[Goal] In the entries below, repeat only the lines between those holding "Convert this chart" and "4.6, 4.62, 4.6];", inclusive. Leave pictures out.

[Information shown]
===

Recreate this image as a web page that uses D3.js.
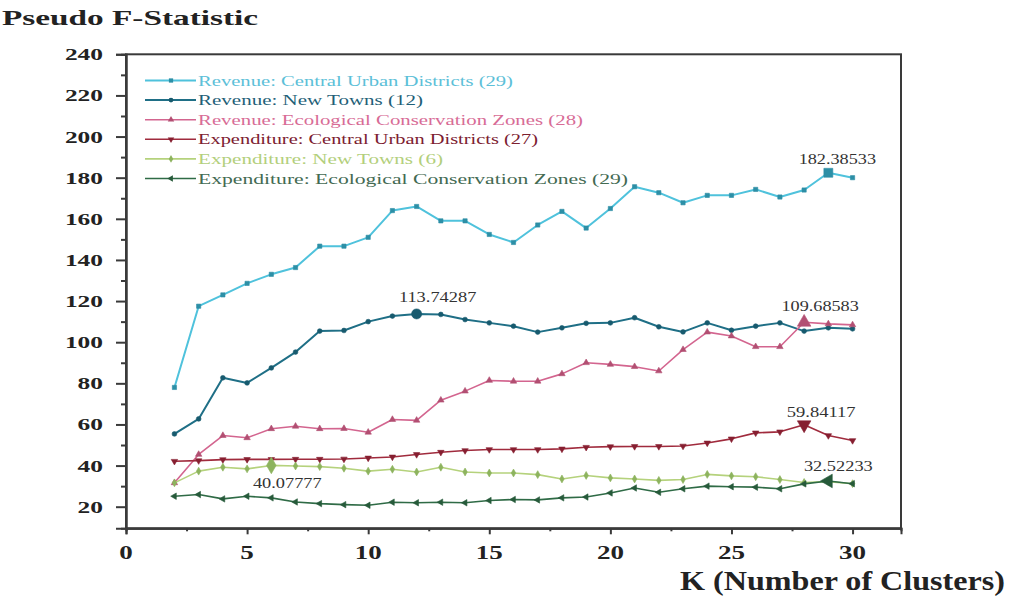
<!DOCTYPE html>
<html><head><meta charset="utf-8">
<script src="https://cdn.jsdelivr.net/npm/d3@7"></script>
<style>
body{margin:0;background:#fff}
svg{display:block}
text{font-family:"Liberation Serif","Times New Roman",serif}
</style>
</head><body>
<svg id="chart" width="1010" height="596"></svg>
<script>
// K (number of clusters) tested
const kValues = [2,3,4,5,6,7,8,9,10,11,12,13,14,15,16,17,18,19,20,21,22,23,24,25,26,27,28,29,30];

// Pseudo F-statistic per K for each group
const revenueCentral = [78,117.5,123,128.6,133,136.3,146.7,146.7,151,164,166,159,159,152.4,148.5,157,163.6,155.5,165,175.6,172.7,167.8,171.4,171.4,174.3,170.6,174,182.38533,180];
const revenueNewTowns = [55.4,62.7,82.7,80.2,87.5,95.2,105.4,105.7,110,112.7,113.74287,113.5,111,109.4,107.8,104.9,107,109.2,109.4,111.9,107.5,105,109.4,105.8,107.8,109.4,105.4,107,106.5];
const revenueEco = [31.6,45.4,54.6,53.5,57.9,59.1,57.9,58,56.2,62.4,62,71.8,76.2,81.4,81,81,84.6,90,89.2,88.1,86,96.4,104.9,103,97.8,97.8,109.68583,108.9,108.4];
const expenditureCentral = [42.1,42.4,42.9,43,43,43.1,43.1,43.2,43.7,44.2,45.4,46.5,47.3,47.8,47.8,47.8,48.1,48.9,49.2,49.3,49.3,49.5,51,53,55.9,56.4,59.84117,54.6,52.2];
const expenditureNewTowns = [31.6,37.3,39.2,38.4,40.07777,39.8,39.5,38.7,37.3,38.2,36.9,39.2,36.9,36.4,36.4,35.6,33.5,35.2,34,33.5,32.8,33.2,35.7,35,34.6,33.2,31.8,32.2,31.2];
const expenditureEco = [25.1,25.9,23.8,25.1,24.3,22.3,21.5,21,20.7,22.2,21.9,22.2,21.9,23,23.5,23.3,24.3,24.7,26.7,29.1,27,28.7,30,29.7,29.5,28.7,31.1,32.52233,31.2];

// Legend names (optimal K in parentheses)
const seriesNames = [
  "Revenue: Central Urban Districts (29)",
  "Revenue: New Towns (12)",
  "Revenue: Ecological Conservation Zones (28)",
  "Expenditure: Central Urban Districts (27)",
  "Expenditure: New Towns (6)",
  "Expenditure: Ecological Conservation Zones (29)"
];
// K at which each series peaks (annotated)
const peakK = [29, 12, 28, 28, 6, 29];

// Axis ticks
const yTicks = [20,40,60,80,100,120,140,160,180,200,220,240];
const xTicks = [0,5,10,15,20,25,30];

const seriesValues = [revenueCentral, revenueNewTowns, revenueEco, expenditureCentral, expenditureNewTowns, expenditureEco];

const styles = [
  {line:"#4fc2dc", mark:"#2d8fa6", text:"#5cc0d8", sym:d3.symbolSquare, rot:0, w:2},
  {line:"#1f6f86", mark:"#175a6e", text:"#1f5f78", sym:d3.symbolCircle, rot:0, w:2},
  {line:"#d3658f", mark:"#b24f72", text:"#d86c96", sym:d3.symbolTriangle, rot:0, w:1.6},
  {line:"#a02b3d", mark:"#861f30", text:"#7c2030", sym:d3.symbolTriangle, rot:180, w:1.6},
  {line:"#b5d27c", mark:"#8db35e", text:"#b3cf7c", sym:d3.symbolDiamond, rot:0, w:1.6},
  {line:"#2f6b46", mark:"#265a3a", text:"#436a52", sym:d3.symbolTriangle, rot:-90, w:1.6}
];
// label offsets (px) relative to the peak point
const labelOffsets = [[9,-8.5],[21,-11.5],[16,-11],[17,-8],[16,23],[10,-9.5]];

const svg = d3.select("#chart");
const x = d3.scaleLinear().domain([0,32]).range([126,901]);
const y = d3.scaleLinear().domain([9.5,240]).range([528.3,54.3]);

// frame
svg.append("rect").attr("x",126).attr("y",54.3).attr("width",901-126).attr("height",528.3-54.3)
  .attr("fill","none").attr("stroke","#3a3a3a").attr("stroke-width",2);

// y axis
const yAxis = d3.axisLeft(y).tickValues(yTicks).tickSize(10).tickFormat("");
const gy = svg.append("g").attr("transform","translate(126,0)").call(yAxis);
const yMinor = d3.axisLeft(y).tickValues(d3.range(30,240,20)).tickSize(5).tickFormat("");
const gym = svg.append("g").attr("transform","translate(126,0)").call(yMinor);
// x axis
const xAxis = d3.axisBottom(x).tickValues(xTicks).tickSize(6).tickFormat("");
const gx = svg.append("g").attr("transform","translate(0,528.3)").call(xAxis);
const xMinor = d3.axisBottom(x).tickValues(d3.range(2.5,32,5)).tickSize(3).tickFormat("");
const gxm = svg.append("g").attr("transform","translate(0,528.3)").call(xMinor);
[gy,gym,gx,gxm].forEach(g=>{
  g.select(".domain").attr("stroke","#3a3a3a").attr("stroke-width",2);
  g.selectAll(".tick line").attr("stroke","#3a3a3a").attr("stroke-width",2);
});

// tick labels (bold, wide serif digits)
svg.append("g").selectAll("text").data(yTicks).join("text")
  .attr("x",103).attr("y",d=>y(d)+6).attr("text-anchor","end")
  .attr("font-size",17).attr("font-weight","bold").attr("fill","#222")
  .attr("textLength",d=>String(d).length*12.7).attr("lengthAdjust","spacingAndGlyphs")
  .text(d=>d);
svg.append("g").selectAll("text").data(xTicks).join("text")
  .attr("x",d=>x(d)).attr("y",559).attr("text-anchor","middle")
  .attr("font-size",18).attr("font-weight","bold").attr("fill","#222")
  .attr("textLength",d=>String(d).length*13.5).attr("lengthAdjust","spacingAndGlyphs")
  .text(d=>d);

// axis titles
svg.append("text").attr("x",2).attr("y",25).attr("font-size",22).attr("font-weight","bold").attr("fill","#222")
  .attr("textLength",256).attr("lengthAdjust","spacingAndGlyphs").text("Pseudo F-Statistic");
svg.append("text").attr("x",680).attr("y",590).attr("font-size",27).attr("font-weight","bold").attr("fill","#222")
  .attr("textLength",325).attr("lengthAdjust","spacingAndGlyphs").text("K (Number of Clusters)");

// series
const line = d3.line().x((d,i)=>x(kValues[i])).y(d=>y(d));
const plot = svg.append("g");
seriesValues.forEach((vals,si)=>{
  const st = styles[si];
  plot.append("path").datum(vals).attr("d",line).attr("fill","none")
    .attr("stroke",st.line).attr("stroke-width",st.w).attr("stroke-linejoin","round");
  plot.append("g").selectAll("path").data(vals).join("path")
    .attr("d",(d,i)=>d3.symbol().type(st.sym).size(kValues[i]===peakK[si]?80:18)())
    .attr("transform",(d,i)=>`translate(${x(kValues[i])},${y(d)}) rotate(${st.rot})`)
    .attr("fill",st.mark).attr("stroke",st.mark).attr("stroke-width",0.6);
});

// peak annotations
seriesValues.forEach((vals,si)=>{
  const idx = kValues.indexOf(peakK[si]);
  const v = vals[idx];
  const label = String(v);
  const [dx,dy] = labelOffsets[si];
  svg.append("text").attr("x",x(peakK[si])+dx).attr("y",y(v)+dy).attr("text-anchor","middle")
    .attr("font-size",14).attr("fill","#333")
    .attr("textLength",label.length*8.6).attr("lengthAdjust","spacingAndGlyphs")
    .text(label);
});

// legend
const legendWidths = [315,225,385,340,245,430];
const lg = svg.append("g");
seriesNames.forEach((name,i)=>{
  const st = styles[i];
  const cy = 80.5 + i*19.6;
  lg.append("line").attr("x1",145).attr("x2",196).attr("y1",cy).attr("y2",cy)
    .attr("stroke",st.line).attr("stroke-width",st.w);
  lg.append("path").attr("d",d3.symbol().type(st.sym).size(18)())
    .attr("transform",`translate(171,${cy}) rotate(${st.rot})`).attr("fill",st.mark);
  lg.append("text").attr("x",198).attr("y",cy+5).attr("font-size",15).attr("fill",st.text)
    .attr("textLength",legendWidths[i]).attr("lengthAdjust","spacingAndGlyphs").text(name);
});
</script>
</body></html>
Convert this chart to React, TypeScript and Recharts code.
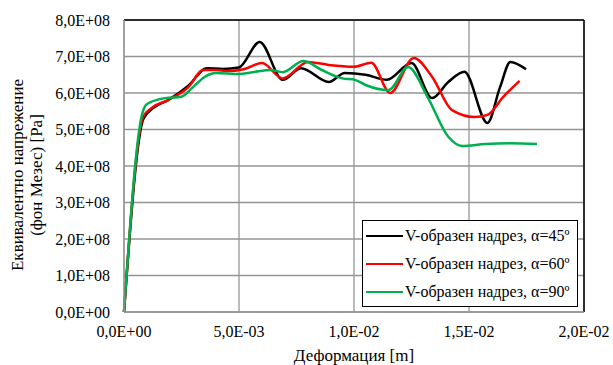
import React from "react";
import {
  LineChart,
  Line,
  XAxis,
  YAxis,
  CartesianGrid,
  Legend,
  ReferenceLine,
} from "recharts";

// deformation in units of 1E-3 m, stress in units of 1E+8 Pa
const x45 = [0, 0.85, 1.3, 1.9, 2.8, 3.6, 4.3, 5.0, 5.9, 6.9, 7.7, 8.9, 9.6, 10.5, 11.43, 12.5, 13.4, 14.1, 14.8, 15.8, 16.35, 16.8, 17.48];
const y45 = [0, 5.3, 5.6, 5.8, 6.2, 6.68, 6.66, 6.7, 7.4, 6.36, 6.68, 6.3, 6.55, 6.5, 6.36, 6.82, 5.86, 6.3, 6.58, 5.18, 6.16, 6.85, 6.65];

const x60 = [0, 0.83, 1.22, 1.9, 2.8, 3.43, 4.0, 4.5, 5.2, 6.0, 6.9, 8.0, 8.9, 10.0, 10.75, 11.57, 12.6, 13.4, 14.26, 15.26, 15.8, 16.5, 17.2];
const y60 = [0, 5.34, 5.6, 5.8, 6.16, 6.63, 6.63, 6.6, 6.65, 6.82, 6.4, 6.85, 6.77, 6.72, 6.83, 6.0, 6.96, 6.44, 5.53, 5.34, 5.4, 5.9, 6.33];

const x90 = [0, 0.78, 1.0, 1.8, 2.5, 3.0, 3.5, 4.0, 5.0, 5.6, 6.4, 6.9, 7.8, 8.6, 9.5, 10.04, 10.5, 11.5, 12.35, 13.2, 14.1, 14.7, 15.7, 16.8, 17.96];
const y90 = [0, 5.4, 5.7, 5.86, 5.9, 6.16, 6.44, 6.55, 6.52, 6.57, 6.63, 6.57, 6.88, 6.63, 6.4, 6.36, 6.22, 6.08, 6.71, 5.89, 4.8, 4.55, 4.6, 4.62, 4.6];

const seriesNames = [
  "V-образен надрез, α=45º",
  "V-образен надрез, α=60º",
  "V-образен надрез, α=90º",
];
const seriesColors = ["#000000", "#ff0000", "#00b050"];

const xTicks = [0, 0.005, 0.01, 0.015, 0.02];
const yTicks = [0, 1e8, 2e8, 3e8, 4e8, 5e8, 6e8, 7e8, 8e8];

const toPoints = (xs: number[], ys: number[]) =>
  xs.map((x, i) => ({ x: x * 1e-3, y: ys[i] * 1e8 }));

const series = [toPoints(x45, y45), toPoints(x60, y60), toPoints(x90, y90)];

const FONT =
  '"Liberation Serif", Tinos, "Times New Roman", Times, "Noto Serif", "DejaVu Serif", FreeSerif, serif';

const sci = (v: number) => {
  if (v === 0) return "0,0E+00";
  let e = Math.floor(Math.log10(Math.abs(v)) + 1e-9);
  let m = v / Math.pow(10, e);
  const exp = String(Math.abs(e)).padStart(2, "0");
  return `${m.toFixed(1).replace(".", ",")}E${e < 0 ? "-" : "+"}${exp}`;
};

const YTitle = (props: any) => {
  const { viewBox } = props;
  const cy = viewBox.y + viewBox.height / 2 + 9;
  return (
    <g style={{ fontFamily: FONT }} fontSize={17} fill="#000">
      <text x={23} y={cy} transform={`rotate(-90 23 ${cy})`} textAnchor="middle">
        Еквивалентно напрежение
      </text>
      <text x={42} y={cy} transform={`rotate(-90 42 ${cy})`} textAnchor="middle">
        (фон Мезес) [Pa]
      </text>
    </g>
  );
};

const LegendBox = () => (
  <div
    style={{
      border: "1.5px solid #000",
      background: "#fff",
      width: 216,
      fontFamily: FONT,
      fontSize: 16,
      color: "#000",
      boxSizing: "border-box",
      paddingTop: 1,
    }}
  >
    {seriesNames.map((name, i) => (
      <div
        key={name}
        style={{ display: "flex", alignItems: "center", height: 28, whiteSpace: "nowrap" }}
      >
        <span
          style={{
            display: "inline-block",
            width: 37,
            height: 2.5,
            background: seriesColors[i],
            marginLeft: 3,
            marginRight: 2,
          }}
        />
        <span>{name}</span>
      </div>
    ))}
  </div>
);

export default function App() {
  return (
    <div style={{ position: "absolute", left: 0, top: 0, fontFamily: FONT }}>
      <LineChart
        width={613}
        height={365}
        margin={{ top: 20, right: 29, bottom: 0, left: 0 }}
        style={{ fontFamily: FONT }}
      >
        <CartesianGrid stroke="#959595" strokeWidth={1.3} />
        <XAxis
          type="number"
          dataKey="x"
          domain={[0, 0.02]}
          ticks={xTicks}
          tickFormatter={sci}
          tickLine={false}
          tickSize={6}
          tickMargin={8}
          height={53}
          interval={0}
          axisLine={{ stroke: "#959595", strokeWidth: 1.3 }}
          tick={{ fontFamily: FONT, fontSize: 16, fill: "#000" }}
          label={{
            value: "Деформация [m]",
            position: "insideBottom",
            offset: 4,
            fontFamily: FONT,
            fontSize: 17,
            fill: "#000",
          }}
        />
        <YAxis
          type="number"
          domain={[0, 8e8]}
          ticks={yTicks}
          tickFormatter={sci}
          tickLine={false}
          tickSize={6}
          tickMargin={8}
          width={124}
          interval={0}
          axisLine={{ stroke: "#959595", strokeWidth: 1.3 }}
          tick={{ fontFamily: FONT, fontSize: 16, fill: "#000" }}
          label={<YTitle />}
        />
        <ReferenceLine y={8e8} stroke="#000" strokeWidth={1.5} />
        <ReferenceLine x={0.02} stroke="#000" strokeWidth={1.5} />
        {series.map((data, i) => (
          <Line
            key={seriesNames[i]}
            data={data}
            dataKey="y"
            name={seriesNames[i]}
            type="monotone"
            stroke={seriesColors[i]}
            strokeWidth={2.5}
            dot={false}
            isAnimationActive={false}
          />
        ))}
        <Legend
          layout="vertical"
          verticalAlign="middle"
          align="center"
          content={<LegendBox />}
          wrapperStyle={{ left: 362, top: 220, width: 216 }}
        />
      </LineChart>
    </div>
  );
}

===

[Final result]
Convert this chart to React, TypeScript and Recharts code.
import React from "react";
import {
  LineChart,
  Line,
  XAxis,
  YAxis,
  CartesianGrid,
  Legend,
  ReferenceLine,
} from "recharts";

// deformation in units of 1E-3 m, stress in units of 1E+8 Pa
const x45 = [0, 0.85, 1.3, 1.9, 2.8, 3.6, 4.3, 5.0, 5.9, 6.9, 7.7, 8.9, 9.6, 10.5, 11.43, 12.5, 13.4, 14.1, 14.8, 15.8, 16.35, 16.8, 17.48];
const y45 = [0, 5.3, 5.6, 5.8, 6.2, 6.68, 6.66, 6.7, 7.4, 6.36, 6.68, 6.3, 6.55, 6.5, 6.36, 6.82, 5.86, 6.3, 6.58, 5.18, 6.16, 6.85, 6.65];

const x60 = [0, 0.83, 1.22, 1.9, 2.8, 3.43, 4.0, 4.5, 5.2, 6.0, 6.9, 8.0, 8.9, 10.0, 10.75, 11.57, 12.6, 13.4, 14.26, 15.26, 15.8, 16.5, 17.2];
const y60 = [0, 5.34, 5.6, 5.8, 6.16, 6.63, 6.63, 6.6, 6.65, 6.82, 6.4, 6.85, 6.77, 6.72, 6.83, 6.0, 6.96, 6.44, 5.53, 5.34, 5.4, 5.9, 6.33];

const x90 = [0, 0.78, 1.0, 1.8, 2.5, 3.0, 3.5, 4.0, 5.0, 5.6, 6.4, 6.9, 7.8, 8.6, 9.5, 10.04, 10.5, 11.5, 12.35, 13.2, 14.1, 14.7, 15.7, 16.8, 17.96];
const y90 = [0, 5.4, 5.7, 5.86, 5.9, 6.16, 6.44, 6.55, 6.52, 6.57, 6.63, 6.57, 6.88, 6.63, 6.4, 6.36, 6.22, 6.08, 6.71, 5.89, 4.8, 4.55, 4.6, 4.62, 4.6];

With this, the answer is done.